* [TASK DESCRIPTION]
Copy each line where the word "matplotlib" occurs.
════════════════
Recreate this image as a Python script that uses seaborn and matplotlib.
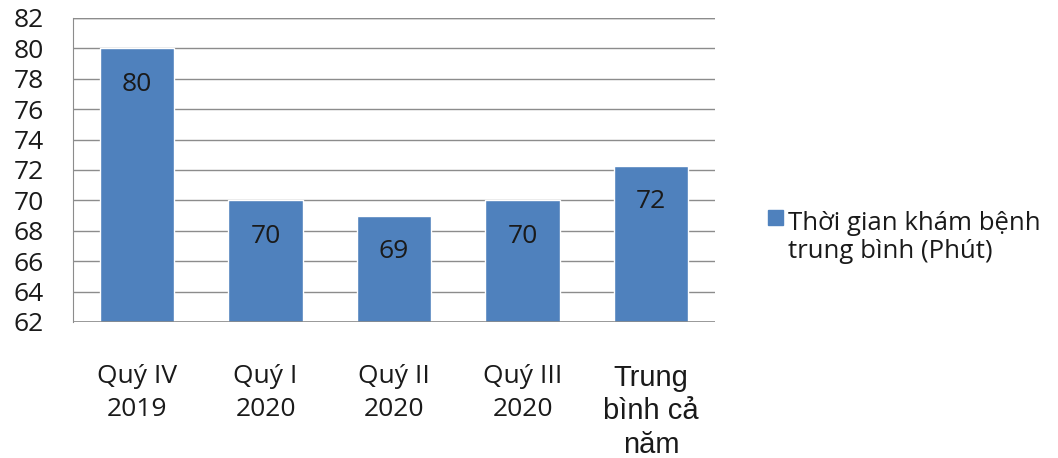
import pandas as pd
import seaborn as sns
import matplotlib.pyplot as plt
from matplotlib.patches import Rectangle

# Data
categories = ["Quý IV\n2019", "Quý I\n2020", "Quý II\n2020", "Quý III\n2020", "Trung\nbình cả\nnăm"]
values = [80, 70, 69, 70, 72.25]
bar_labels = ["80", "70", "69", "70", "72"]
series_name = "Thời gian khám bệnh\ntrung bình (Phút)"

df = pd.DataFrame({"cat": categories, "val": values})

sns.set_style("white")
plt.rcParams['font.family'] = ['Open Sans', 'DejaVu Sans']

blue = "#4F81BD"
grid = "#8c8c8c"
txt = "#1a1a1a"

fig = plt.figure(figsize=(10.58, 4.58), dpi=100)
ax = fig.add_axes([0.069, 0.297, 0.607, 0.664])

sns.barplot(data=df, x="cat", y="val", color=blue, saturation=1,
            width=0.58, ax=ax, zorder=3)

ax.set_ylim(62, 82)
ax.set_yticks(range(62, 83, 2))
ax.yaxis.grid(True, color=grid, linewidth=1, zorder=0)
ax.set_axisbelow(True)
for s in ["top", "right", "bottom"]:
    ax.spines[s].set_visible(False)
ax.spines["left"].set_color(grid)
ax.axhline(82, color=grid, linewidth=1, zorder=0)
ax.axhline(62, color=grid, linewidth=1.2, zorder=4)
ax.tick_params(axis="both", length=0, labelsize=19, colors=txt)
ax.tick_params(axis="x", pad=30)
ax.tick_params(axis="y", pad=21)
ax.set_xlabel("")
ax.set_ylabel("")

for t in ax.get_xticklabels():
    t.set_linespacing(1.45)
xt = ax.get_xticklabels()
xt[-1].set_family(['Liberation Sans', 'DejaVu Sans'])
xt[-1].set_fontsize(21)
xt[-1].set_linespacing(1.25)

for i, (v, lab) in enumerate(zip(values, bar_labels)):
    ax.text(i, v - 2.35, lab, ha="center", va="center", fontsize=19,
            color=txt, zorder=5)

# legend, marker lined up with the first text line
fig.patches.append(Rectangle((0.726, 0.509), 0.0142, 0.0328,
                             transform=fig.transFigure, facecolor=blue,
                             edgecolor=blue))
fig.text(0.745, 0.482, series_name, ha="left", va="center", fontsize=18.5,
         color=txt, linespacing=1.15)

plt.savefig("out.png", dpi=100)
════════════════
* [TASK OUTPUT]
Recreate this image as a Python script that uses seaborn and matplotlib.
import matplotlib.pyplot as plt
from matplotlib.patches import Rectangle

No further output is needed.